Items from a dataset

==========

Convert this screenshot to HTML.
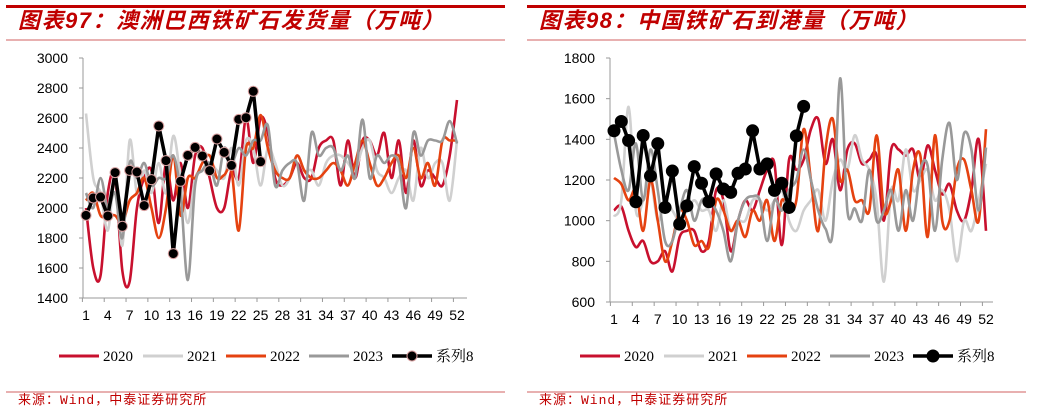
<!DOCTYPE html>
<html><head><meta charset="utf-8"><style>
body{margin:0;background:#fff;width:1044px;height:407px;overflow:hidden;font-family:"Liberation Sans","Noto Sans CJK SC",sans-serif;}
</style></head><body>
<svg id="s" width="1044" height="407" xmlns="http://www.w3.org/2000/svg"></svg>
<script>
const weeks = Array.from({length:52},(_,i)=>i+1);
const xTickLabels = [1,4,7,10,13,16,19,22,25,28,31,34,37,40,43,46,49,52];
const seriesNames = ['2020','2021','2022','2023','系列8'];
const leftTicks = [1400,1600,1800,2000,2200,2400,2600,2800,3000];
const rightTicks = [600,800,1000,1200,1400,1600,1800];
const L2020=[2000,1600,1550,2100,2200,1580,1510,2000,2200,2250,1900,2300,2050,2300,2000,2350,2400,2200,2000,2000,2250,2200,2600,2300,2600,2500,2200,2150,2200,2300,2200,2200,2400,2450,2450,2150,2450,2200,2450,2450,2350,2500,2200,2450,2100,2450,2150,2250,2200,2150,2350,2720];
const L2021=[2630,2200,2100,1850,2200,1750,2450,2100,2250,2100,2300,2100,2480,2200,1900,2200,2250,2300,2250,2200,2400,2150,2450,2400,2150,2400,2300,2150,2200,2350,2250,2250,2150,2300,2350,2350,2300,2250,2400,2450,2250,2200,2100,2200,2250,2050,2400,2200,2300,2300,2050,2450];
const L2022=[2050,2100,1950,1950,1950,1900,2050,2100,2200,2000,1800,2000,2350,1950,2200,2200,2300,2350,2200,2220,2250,1850,2400,2400,2620,2400,2250,2200,2200,2350,2250,2200,2200,2250,2300,2250,2150,2300,2450,2300,2150,2200,2300,2350,2200,2400,2200,2300,2150,2450,2450,2450];
const L2023=[2100,2000,2200,2000,2100,1800,2300,2200,2300,2150,2200,2200,2350,2100,1520,2150,2250,2300,2150,2400,2300,2400,2350,2450,2450,2550,2150,2250,2300,2300,2050,2500,2350,2400,2400,2250,2350,2200,2590,2200,2350,2300,2350,2300,2000,2500,2350,2450,2450,2450,2580,2430];
const L8=[1951,2067,2073,1947,2236,1878,2251,2240,2016,2189,2547,2316,1696,2178,2351,2404,2347,2249,2460,2371,2284,2591,2602,2778,2309];
const R2020=[1050,1070,950,870,900,800,800,850,750,920,950,950,850,900,1150,1100,850,1000,1100,1050,1150,1250,1280,880,1300,1250,1300,1450,1500,1280,1400,1150,1350,1380,1280,1300,1320,1000,1350,1350,1320,1350,1200,1370,1250,1130,1180,1050,1000,1150,1400,950];
const R2021=[1020,1100,1560,1050,1100,1200,1000,1100,1050,1000,1050,1100,1050,1050,950,1100,950,1000,1000,1100,1100,1050,1100,1150,1000,950,1050,1100,1150,1000,1200,1300,1250,1420,1300,1250,1100,700,1150,1100,1350,1150,1200,1250,1100,1150,1050,800,1000,950,1100,1280];
const R2022=[1210,1180,1100,1150,950,1200,1000,800,900,1050,1000,880,900,870,1100,1050,950,1000,920,1050,1000,1100,900,1100,1050,1100,1450,1200,950,1350,1500,1200,1250,1100,1100,1050,1420,1050,1100,1250,950,1250,1320,920,1420,1000,1000,1250,1300,1150,1000,1450];
const R2023=[1430,1250,1150,1380,1100,1350,1150,900,900,1050,1150,1000,1100,1100,1050,950,800,1000,1100,1120,1100,900,1100,1050,1150,1200,1350,1200,1050,960,950,1700,1050,1060,1000,1250,1000,1050,1150,950,1150,1000,1250,1270,950,1300,1480,1200,1430,1350,1050,1360];
const R8=[1442,1488,1394,1093,1419,1220,1379,1065,1244,983,1073,1266,1184,1093,1230,1156,1139,1233,1254,1442,1254,1279,1149,1184,1065,1417,1562];

const svg=document.getElementById('s');
const NS='http://www.w3.org/2000/svg';
function mk(tag,attrs,parent,text){const e=document.createElementNS(NS,tag);for(const k in attrs)e.setAttribute(k,attrs[k]);if(text!==undefined)e.textContent=text;(parent||svg).appendChild(e);return e;}
const colors=['#c8102e','#d0d0d0','#e54210','#999999','#000000'];

function smoothPath(pts){let d='M'+pts[0][0]+','+pts[0][1];
 for(let i=0;i<pts.length-1;i++){const p0=pts[i-1]||pts[i],p1=pts[i],p2=pts[i+1],p3=pts[i+2]||p2;
  const c1x=p1[0]+(p2[0]-p0[0])/6,c1y=p1[1]+(p2[1]-p0[1])/6,c2x=p2[0]-(p3[0]-p1[0])/6,c2y=p2[1]-(p3[1]-p1[1])/6;
  d+=` C${c1x},${c1y} ${c2x},${c2y} ${p2[0]},${p2[1]}`;}return d;}

function chart(cfg){
 const g=mk('g',{});
 const o=cfg.off;
 const bar=mk('rect',{x:o+6,y:5,width:499,height:3,fill:'#c00000'},g);
 const t=mk('text',{x:o+18,y:28,'font-size':22,'letter-spacing':1.5,'font-weight':'bold','font-style':'italic',fill:'#c00000','font-family':'"Liberation Sans","Noto Sans CJK SC",sans-serif'},g,cfg.title);
 const l1=mk('rect',{x:o+6,y:39.5,width:499,height:1,fill:'#d06060'},g);
 const l2=mk('rect',{x:o+6,y:391.5,width:499,height:1,fill:'#d06060'},g);
 const src=mk('text',{x:o+18,y:404,'font-size':13,'letter-spacing':1,fill:'#c00000','font-family':'"Liberation Mono","Noto Sans CJK SC",monospace'},g,'来源：Wind，中泰证券研究所');
 const [y0,y1]=[cfg.ticks[0],cfg.ticks[cfg.ticks.length-1]];
 const Y=v=>cfg.bot-(v-y0)/(y1-y0)*(cfg.bot-cfg.top);
 const X=w=>cfg.x1+(w-1)*(cfg.x52-cfg.x1)/51;
 const ax=mk('g',{},g);
 mk('line',{x1:cfg.ax,y1:cfg.top,x2:cfg.ax,y2:cfg.bot,stroke:'#999','stroke-width':1},ax);
 cfg.ticks.forEach(v=>{mk('line',{x1:cfg.ax-4,y1:Y(v),x2:cfg.ax,y2:Y(v),stroke:'#999'},ax);
  const tl=mk('text',{x:cfg.ax-15,y:Y(v)+5,'font-size':14,'text-anchor':'end',fill:'#000'},ax,String(v));});
 const xa=mk('g',{},g);
 mk('line',{x1:cfg.ax,y1:cfg.bot,x2:cfg.xend,y2:cfg.bot,stroke:'#999'},xa);
 for(let w=1;w<=52;w+=3){mk('line',{x1:X(w)-3.6,y1:cfg.bot,x2:X(w)-3.6,y2:cfg.bot+4,stroke:'#999'},xa);}
 xTickLabels.forEach(w=>{const tl=mk('text',{x:X(w),y:cfg.bot+22,'font-size':14,'text-anchor':'middle',fill:'#000'},xa,String(w));});
 cfg.series.forEach((s,i)=>{const pts=s.map((v,k)=>[X(k+1),Y(v)]);
  const p=mk('path',{d:i<4?smoothPath(pts):'M'+pts.map(q=>q.join(',')).join(' L'),fill:'none',stroke:colors[i],'stroke-width':i<4?2.6:3.5,'stroke-linejoin':'round'},g);
  
  if(i==4)pts.forEach(q=>{const c=mk('circle',{cx:q[0],cy:q[1],r:cfg.mr,fill:'#000',stroke:cfg.ms,'stroke-width':1},g);});
 });
 const lg=mk('g',{},g);
 const lx=[59,143,226,309,392];
 seriesNames.forEach((n,i)=>{const x=o+lx[i];
  const e=mk('g',{},lg);
  mk('line',{x1:x,y1:356,x2:x+40,y2:356,stroke:colors[i],'stroke-width':i<4?3:3.5},e);
  if(i==4)mk('circle',{cx:x+20,cy:356,r:cfg.mr,fill:'#000',stroke:cfg.ms},e);
  mk('text',{x:x+44,y:361,'font-size':15,fill:'#000','font-family':'"Liberation Serif","Noto Serif CJK SC",serif'},e,n);});
}
chart({name:'chart-97',off:0,title:'图表97：澳洲巴西铁矿石发货量（万吨）',ticks:leftTicks,top:58,bot:298,ax:83,x1:86,x52:457,xend:467,series:[L2020,L2021,L2022,L2023,L8],mr:5,ms:'#d8a0a0'});
chart({name:'chart-98',off:521,title:'图表98：中国铁矿石到港量（万吨）',ticks:rightTicks,top:58,bot:302,ax:610,x1:614,x52:986,xend:993,series:[R2020,R2021,R2022,R2023,R8],mr:6,ms:'#000'});
</script>
</body></html>
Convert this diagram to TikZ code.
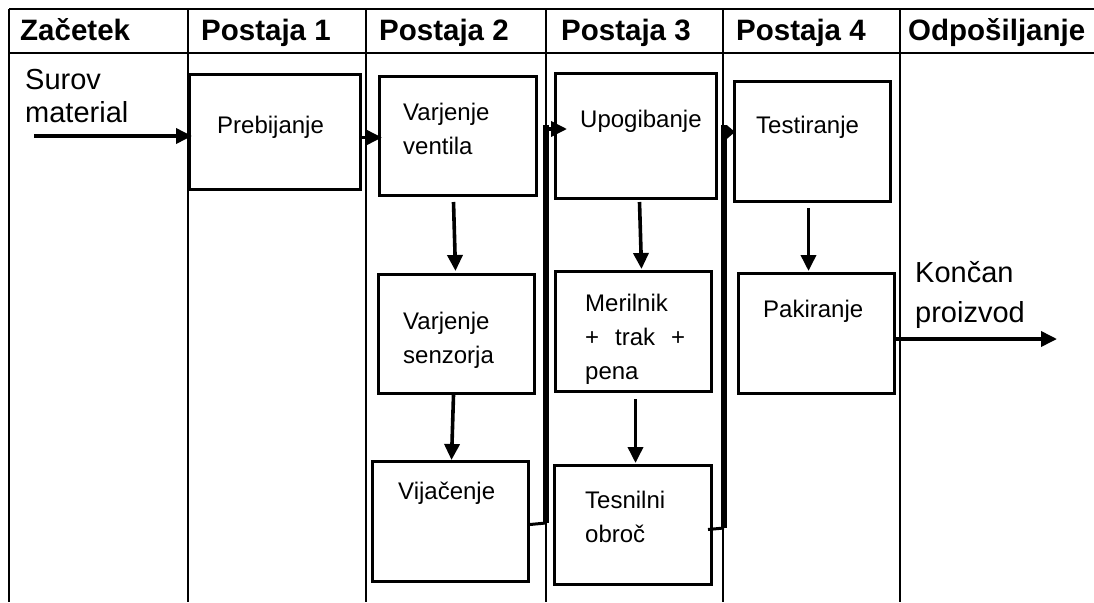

==========

• **EXERCISE DESCRIPTION**
Search the records above for the string "this". Copy every line that contains it.

• **WRITTEN SOLUTION**
Convert this screenshot to HTML.
Convert this diagram to TikZ code.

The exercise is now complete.